What is the significance of the Effective width in Masonry wall design?

In other words, how the effective width selection "Based on MSJC" would change the results, something like As in2/ft

Thanks


----------



## kevo_55 (Jul 31, 2010)

Mook,

Can you give an example of what is mixing you up?


----------



## MOOK (Jul 31, 2010)

kevo_55 said:


> Mook,
> Can you give an example of what is mixing you up?



Thanks Kevo for your reply

MSJC code 2.3.3.3.1 page C-29

Effective width is the least of

spacing of bars

6 t nominal

72"

For example if you select reinforcement for Masonry wall as #5 @ 48"

In MDG they always check the effective width before they calculate AS as in2/ft but unfortunately always spacing of bars controls. I wonder what will be the effect if 72" controls

Hope I made my point clear.


----------



## MA_PE (Jul 31, 2010)

The "effective width" is the width of the unreinforced masonry section of the wall. Suppose you are trying to evaluate the strength of an existing wall where the wall was built with no reinforcing, then the 6*t or 72 in. provisions wiould control.


----------



## MOOK (Jul 31, 2010)

MA_PE said:


> The "effective width" is the width of the unreinforced masonry section of the wall.
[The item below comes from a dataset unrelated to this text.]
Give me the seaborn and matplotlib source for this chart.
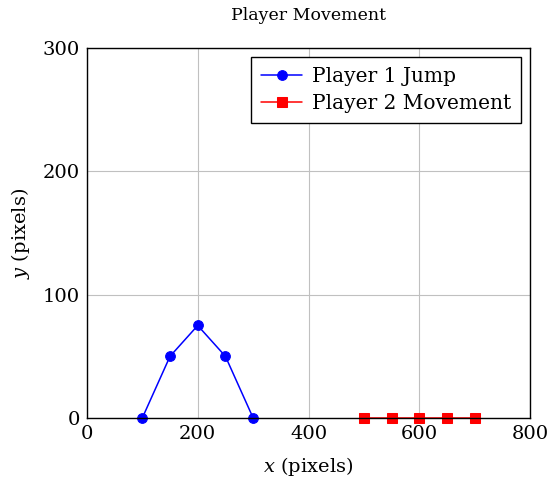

Suppose you are trying to evaluate the strength of an existing wall where the wall was built with no reinforcing, then the 6*t or 72 in. provisions wiould control.



Thanks MA PE for your reply

I still do not understand what I will do with this effective width besides it is also used in the Reinforced masonry walls not for unreinforced walls only.


----------